Мое сердечко отчаянно билось, когда я уходила с полянки. «Я ведь не надолго. Скоро вернусь, только пообедаю и назад!» - думала я
Я появилась дома как раз вовремя: Оля уже сидела за столом, нетерпеливо постукивая ложкой, мама разливала суп по мискам - без супа мы не обедали.
-Где так долго была, попрыгунья? – спросила мама.
Обычно мы с сестренкой играли в соседских дворах,  и мама не интересовалась, где и что мы делали. Но у меня был такой загадочный вид, что мама обратила на это внимание. Раньше мне не приходилось врать,  но тут впервые в жизни я придумала:
- У Эльвиры. Ее мама пустила меня покачаться на качелях.
Единственные в поселке качели были предметом зависти всех поселковых ребят, но родители аккуратной, замкнутой девочки Эльвиры очень редко пускали детей во двор покачаться, чтобы не испортили вещь.
-Ах, вот что! То-то я смотрю, ты  заговорщица такая сегодня, - улыбнулась моя молодая красивая мама.
Мне стало очень стыдно, но не могла же я предать мою Лизочку! Тут обиделась Оля.
-Почему ты без меня ходила качаться на качели? – в упор спросила она.
Я растерялась, не знала, что сказать, ведь ссориться с сестрой я, конечно, не хотела. Я густо покраснела и промолчала.
-Тогда я тоже без тебя пойду к бабушке! – решительно сказала Оля.
А к бабушке мы всегда ходили вместе. Но и тут я ничего не сказала, ведь в лесу меня ждала Лизочка с синими глазами.
Быстро пообедав, я выскочила во двор. Под ноги бросилась любимая курочка-пеструшка, шугнув ее, я поспешила по знакомой тропинке в лесок. Продравшись сквозь кусты,  с радостью увидела свой шалашик.
-Лизочка, доченька, я иду!- подбежала я к нему и заглянула внутрь. К моему невообразимому удивлению в кроватке куклы не было. Просто не было! Сложенная пеленка хранила след ее тела.

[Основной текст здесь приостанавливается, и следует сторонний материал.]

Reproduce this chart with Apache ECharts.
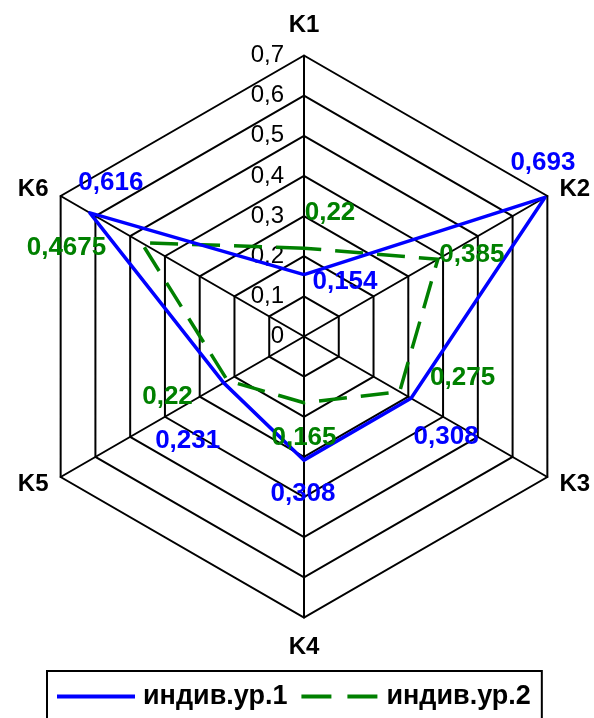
<!DOCTYPE html>
<html><head><meta charset="utf-8">
<script src="https://cdn.jsdelivr.net/npm/echarts@6/dist/echarts.min.js"></script>
<style>html,body{margin:0;padding:0;background:#fff}#c{width:594px;height:718px}</style>
</head><body><div id="c"></div>
<script>
// ---- data ----
const categories = ['K1', 'K2', 'K3', 'K4', 'K5', 'K6'];
const seriesNames = ['индив.ур.1', 'индив.ур.2'];
const values1 = [0.154, 0.693, 0.308, 0.308, 0.231, 0.616];
const values2 = [0.22, 0.385, 0.275, 0.165, 0.22, 0.4675];
const axisMin = 0, axisMax = 0.7, axisStep = 0.1;

// ---- layout / style ----
const FONT = 'Liberation Sans';
const BLUE = '#0000FF', GREEN = '#008000';
const CENTER = [304, 336.5], RADIUS = 281;
const labelOffsets1 = [[41, 7], [-2, -35], [35, 39], [-1, 34], [-36, 58], [21, -30]];
const labelOffsets2 = [[26, -35], [34, -4], [63, -14], [0, 35], [-60, 16], [-75, 5]];
// radar places indicators counter-clockwise; reorder so K2 sits at upper right
const order = [0, 5, 4, 3, 2, 1];

const fmt = v => String(Math.round(v * 10000) / 10000).replace('.', ',');

const indicators = order.map((idx, k) => {
  const ind = { name: categories[idx], min: axisMin, max: axisMax };
  if (k === 0) ind.axisLabel = { show: true };
  return ind;
});

function labelPoints(vals, offs, color) {
  return vals.map((v, i) => ({
    value: [v, categories[i]],
    label: {
      show: true, position: 'inside', offset: offs[i],
      formatter: fmt(v), color: color, fontFamily: FONT, fontWeight: 'bold', fontSize: 26
    }
  }));
}

const chart = echarts.init(document.getElementById('c'), null, { renderer: 'canvas' });
chart.setOption({
  animation: false,
  backgroundColor: '#fff',
  radar: {
    center: CENTER,
    radius: RADIUS,
    startAngle: 90,
    shape: 'polygon',
    splitNumber: Math.round((axisMax - axisMin) / axisStep),
    indicator: indicators,
    nameGap: 14,
    axisName: {
      color: '#000', fontFamily: FONT, fontWeight: 'bold', fontSize: 24, padding: [4, 0, 4, 0]
    },
    axisLine: { show: true, lineStyle: { color: '#000', width: 2 } },
    splitLine: { show: true, lineStyle: { color: '#000', width: 2 } },
    splitArea: { show: false },
    axisTick: { show: false },
    axisLabel: {
      show: false, color: '#000', fontFamily: FONT, fontSize: 24, margin: 20,
      showMinLabel: true, showMaxLabel: true,
      formatter: v => fmt(v)
    }
  },
  polar: { center: CENTER, radius: RADIUS },
  angleAxis: {
    type: 'category', data: categories, startAngle: 120, clockwise: true,
    boundaryGap: true, show: false
  },
  radiusAxis: { type: 'value', min: axisMin, max: axisMax, show: false },
  legend: {
    left: 47, top: 671,
    padding: [12, 11, 20, 10],
    borderColor: '#000', borderWidth: 2, borderRadius: 0,
    itemGap: 14, itemWidth: 78, itemHeight: 4,
    itemStyle: { borderWidth: 0 },
    textStyle: { color: '#000', fontFamily: FONT, fontWeight: 'bold', fontSize: 27, padding: [0, 0, 0, 3] },
    data: [
      { name: seriesNames[0], icon: 'rect' },
      { name: seriesNames[1], icon: 'path://M0,0h30v4h-30z M46,0h30v4h-30z' }
    ]
  },
  series: [
    {
      name: seriesNames[1], type: 'radar', z: 2, symbol: 'none',
      itemStyle: { color: GREEN },
      lineStyle: { color: GREEN, width: 3.5, type: [28, 14] },
      data: [{ value: order.map(i => values2[i]), name: seriesNames[1] }]
    },
    {
      name: seriesNames[0], type: 'radar', z: 3, symbol: 'none',
      itemStyle: { color: BLUE },
      lineStyle: { color: BLUE, width: 3.5, type: 'solid' },
      data: [{ value: order.map(i => values1[i]), name: seriesNames[0] }]
    },
    {
      type: 'scatter', coordinateSystem: 'polar', symbolSize: 0, silent: true, z: 5,
      itemStyle: { opacity: 1, color: GREEN },
      data: labelPoints(values2, labelOffsets2, GREEN)
    },
    {
      type: 'scatter', coordinateSystem: 'polar', symbolSize: 0, silent: true, z: 5,
      itemStyle: { opacity: 1, color: BLUE },
      data: labelPoints(values1, labelOffsets1, BLUE)
    }
  ]
});
</script>
</body></html>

Я долго не могла оторвать взгляд от кроватки.
Что такое воровство, я знала. По краю поселка пролегала асфальтированная дорога к заводской проходной, по ней шла рабочая смена – много разных людей. Поэтому хозяйки ведра и половики на заборы не развешивали. По рассказам взрослых,  я знала, что  в августе пятьдесят третьего года многих выпустили из тюрем, амнистировали не только политических заключенных, но и уголовников всех мастей. Тогда много воровали в поселковых домах, выкапывали картошку на огородах, уводили коров  и коз из сараек, уносили куриц. Потом волна воровства схлынула, но временами все равно у кого-то из поселковых уводили скот. У моих родителей пропало  две козы, у нас долго потом не было своего молока, это я помню.
Первая моя мысль была: бандиты украли! Но зачем сердитым дядькам старая тряпичная кукла? Нет, бандиты не могли взять, они в игрушки не играют, значит, кто-то из девчонок случайно оказался на полянке, увидел драгоценную куклу и не удержался – взял чужое. Тогда в своей личной жизни я встретилась с безобразием воровства впервые. Размазывая горькие слезы, в обнимку с Лизочкиным приданым и детской пеленкой, я побрела домой.
Я не знала, как теперь скажу всем, что Лизочки больше нет, и все девочки нашей родни остались без куклы, как я признаюсь маме, что я солгала про качели, но больше всего мне было жаль Лизочку. Ее глупые вытаращенные глаза я вижу до сих пор перед собой. Скоро я стану бабушкой, а мне и сейчас жалко славную куколку, единственную за мое дошкольное детство. Кто это сделал, навсегда осталось загадкой, дальнейшая  судьба Лизы неизвестна. Девочки долго горевали, а меня хотели побить.

В детстве я не наигралась с куклами. А вот будучи уже мамой, я играла с дочкой с куклами Барби. Дочка родилась последней, мы ее баловали - покупали игрушки, к тому же гости все время приносили кукол в подарок и знакомые отдавали кукол своих выросших дочек. В одно время у нее было сорок девять кукол Барби, не считая других лялек. Всех она звала по именам, рассаживала их на ковре кругом и играла с ними часами, переодевала, кормила и беседовала с ними. Раз они были ее дочками, то я приходилась им бабушкой, и поэтому меня допускали заниматься с ними. Ни одна из них не потерялась, и никто ни одну не своровал у моего ребенка. Поэтому дочка не потеряла веру в справедливость до сего дня.